TASK REQUIREMENTS — Return the material word for word. Do not include the pictures.
-- Start of RAW DATA --
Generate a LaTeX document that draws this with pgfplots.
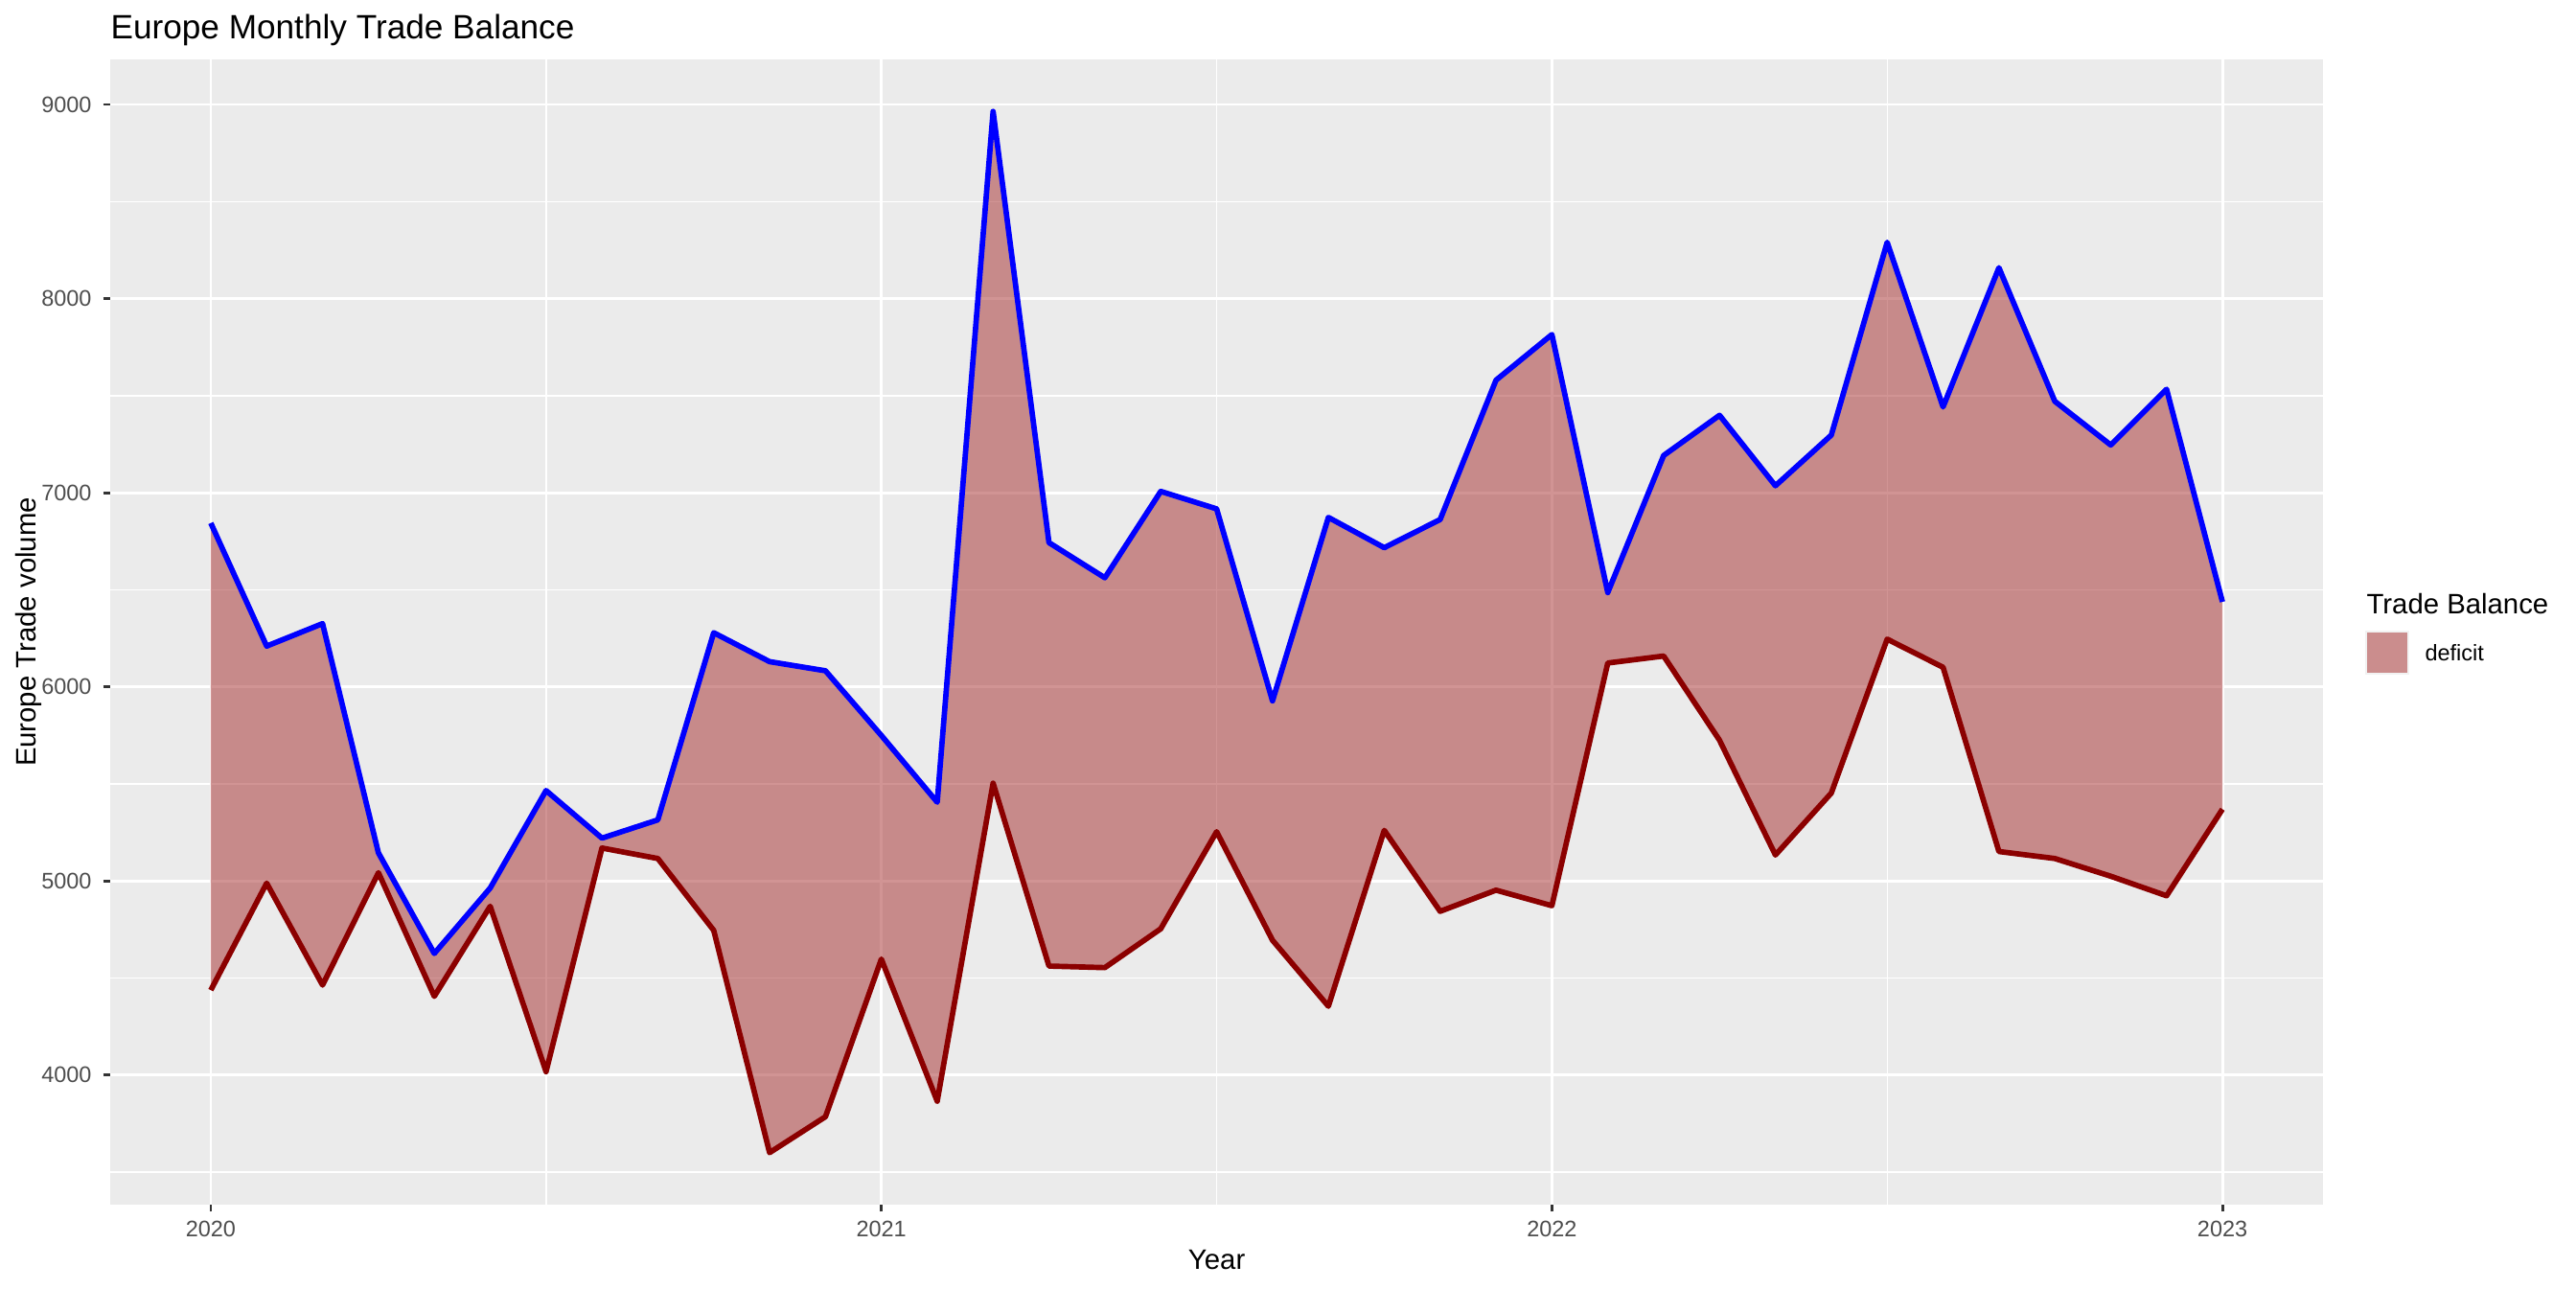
\documentclass[border=0pt]{standalone}
\usepackage{fontspec}
\setmainfont{Liberation Sans}
\usepackage{pgfplots}
\pgfplotsset{compat=1.18}
\usepgfplotslibrary{fillbetween}
\usepackage{pgfplotstable}
\definecolor{panelgrey}{RGB}{235,235,235}
\definecolor{grey30}{RGB}{77,77,77}
\definecolor{grey20}{RGB}{51,51,51}
\definecolor{grey95}{RGB}{242,242,242}
\definecolor{ribbon}{RGB}{165,42,42}
\definecolor{exportred}{RGB}{139,0,0}
\definecolor{importblue}{RGB}{0,0,255}
\pgfplotstableread{
m blue red
0 6844 4438
1 6210 4989
2 6326 4464
3 5145 5043
4 4627 4406
5 4964 4870
6 5466 4018
7 5221 5170
8 5315 5116
9 6279 4746
10 6130 3601
11 6083 3786
12 5750 4598
13 5406 3866
14 8964 5504
15 6743 4562
16 6562 4554
17 7007 4754
18 6917 5254
19 5928 4695
20 6873 4355
21 6717 5261
22 6862 4844
23 7580 4953
24 7815 4873
25 6486 6123
26 7192 6159
27 7399 5725
28 7036 5134
29 7297 5453
30 8290 6246
31 7442 6101
32 8159 5152
33 7471 5116
34 7246 5025
35 7533 4924
36 6438 5370
}\trade
\begin{document}
\begin{tikzpicture}
\begin{axis}[
  at={(43.125pt,32.625pt)}, anchor=south west,
  width=865.875pt, height=448.125pt, scale only axis,
  xmin=-1.8, xmax=37.8, ymin=3333, ymax=9232,
  axis line style={draw=none},
  axis background/.style={fill=panelgrey},
  xtick={0,12,24,36}, xticklabels={2020,2021,2022,2023},
  minor xtick={6,18,30},
  ytick={4000,5000,6000,7000,8000,9000},
  minor ytick={3500,4500,5500,6500,7500,8500},
  grid=both,
  major grid style={white, line width=1.07pt},
  minor grid style={white, line width=0.53pt},
  tick pos=left,
  tick align=outside, major tick length=2.75pt, minor tick length=0pt,
  major tick style={grey20, line width=1.07pt},
  tick label style={font=\fontsize{8.8}{10}\selectfont, text=grey30, inner sep=0pt},
  xticklabel style={anchor=base, yshift=-9.65pt},
  yticklabel style={anchor=east, xshift=-4.35pt},
  /pgf/number format/assume math mode=true,
  /pgf/number format/1000 sep={},
]
\addplot[name path=imp, draw=importblue, line width=2.13pt, line join=round] table[x=m,y=blue]{\trade};
\addplot[name path=exp, draw=exportred, line width=2.13pt, line join=round] table[x=m,y=red]{\trade};
\addplot[fill=ribbon, fill opacity=0.5, draw=none] fill between[of=imp and exp];
\end{axis}
\node[anchor=base west, font=\fontsize{13.2}{15}\selectfont, inner sep=0pt] at (43.125pt,488.7pt) {Europe Monthly Trade Balance};
\node[anchor=base, rotate=90, font=\fontsize{11}{13}\selectfont, inner sep=0pt] at (14.2pt,256.7pt) {Europe Trade volume};
\node[anchor=base, font=\fontsize{11}{13}\selectfont, inner sep=0pt] at (476.1pt,7.5pt) {Year};
\node[anchor=base west, font=\fontsize{11}{13}\selectfont, inner sep=0pt] at (925.9pt,263.7pt) {Trade Balance};
\fill[grey95] (925.5pt,240pt) rectangle (942.8pt,257.3pt);
\fill[ribbon, fill opacity=0.5] (926.2pt,240.7pt) rectangle (942.1pt,256.6pt);
\node[anchor=base west, font=\fontsize{8.8}{10}\selectfont, inner sep=0pt] at (948.75pt,245.3pt) {deficit};
\path (0,0) rectangle (1008pt,504pt);
\end{tikzpicture}
\end{document}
-- End of RAW DATA --
RESULT BELOW —
Generate a LaTeX document that draws this with pgfplots.
\documentclass[border=0pt]{standalone}
\usepackage{fontspec}
\setmainfont{Liberation Sans}
\usepackage{pgfplots}
\pgfplotsset{compat=1.18}
\usepgfplotslibrary{fillbetween}
\usepackage{pgfplotstable}
\definecolor{panelgrey}{RGB}{235,235,235}
\definecolor{grey30}{RGB}{77,77,77}
\definecolor{grey20}{RGB}{51,51,51}
\definecolor{grey95}{RGB}{242,242,242}
\definecolor{ribbon}{RGB}{165,42,42}
\definecolor{exportred}{RGB}{139,0,0}
\definecolor{importblue}{RGB}{0,0,255}
\pgfplotstableread{
m blue red
0 6844 4438
1 6210 4989
2 6326 4464
3 5145 5043
4 4627 4406
5 4964 4870
6 5466 4018
7 5221 5170
8 5315 5116
9 6279 4746
10 6130 3601
11 6083 3786
12 5750 4598
13 5406 3866
14 8964 5504
15 6743 4562
16 6562 4554
17 7007 4754
18 6917 5254
19 5928 4695
20 6873 4355
21 6717 5261
22 6862 4844
23 7580 4953
24 7815 4873
25 6486 6123
26 7192 6159
27 7399 5725
28 7036 5134
29 7297 5453
30 8290 6246
31 7442 6101
32 8159 5152
33 7471 5116
34 7246 5025
35 7533 4924
36 6438 5370
}\trade
\begin{document}
\begin{tikzpicture}
\begin{axis}[
  at={(43.125pt,32.625pt)}, anchor=south west,
  width=865.875pt, height=448.125pt, scale only axis,
  xmin=-1.8, xmax=37.8, ymin=3333, ymax=9232,
  axis line style={draw=none},
  axis background/.style={fill=panelgrey},
  xtick={0,12,24,36}, xticklabels={2020,2021,2022,2023},
  minor xtick={6,18,30},
  ytick={4000,5000,6000,7000,8000,9000},
  minor ytick={3500,4500,5500,6500,7500,8500},
  grid=both,
  major grid style={white, line width=1.07pt},
  minor grid style={white, line width=0.53pt},
  tick pos=left,
  tick align=outside, major tick length=2.75pt, minor tick length=0pt,
  major tick style={grey20, line width=1.07pt},
  tick label style={font=\fontsize{8.8}{10}\selectfont, text=grey30, inner sep=0pt},
  xticklabel style={anchor=base, yshift=-9.65pt},
  yticklabel style={anchor=east, xshift=-4.35pt},
  /pgf/number format/assume math mode=true,
  /pgf/number format/1000 sep={},
]
\addplot[name path=imp, draw=importblue, line width=2.13pt, line join=round] table[x=m,y=blue]{\trade};
\addplot[name path=exp, draw=exportred, line width=2.13pt, line join=round] table[x=m,y=red]{\trade};
\addplot[fill=ribbon, fill opacity=0.5, draw=none] fill between[of=imp and exp];
\end{axis}
\node[anchor=base west, font=\fontsize{13.2}{15}\selectfont, inner sep=0pt] at (43.125pt,488.7pt) {Europe Monthly Trade Balance};
\node[anchor=base, rotate=90, font=\fontsize{11}{13}\selectfont, inner sep=0pt] at (14.2pt,256.7pt) {Europe Trade volume};
\node[anchor=base, font=\fontsize{11}{13}\selectfont, inner sep=0pt] at (476.1pt,7.5pt) {Year};
\node[anchor=base west, font=\fontsize{11}{13}\selectfont, inner sep=0pt] at (925.9pt,263.7pt) {Trade Balance};
\fill[grey95] (925.5pt,240pt) rectangle (942.8pt,257.3pt);
\fill[ribbon, fill opacity=0.5] (926.2pt,240.7pt) rectangle (942.1pt,256.6pt);
\node[anchor=base west, font=\fontsize{8.8}{10}\selectfont, inner sep=0pt] at (948.75pt,245.3pt) {deficit};
\path (0,0) rectangle (1008pt,504pt);
\end{tikzpicture}
\end{document}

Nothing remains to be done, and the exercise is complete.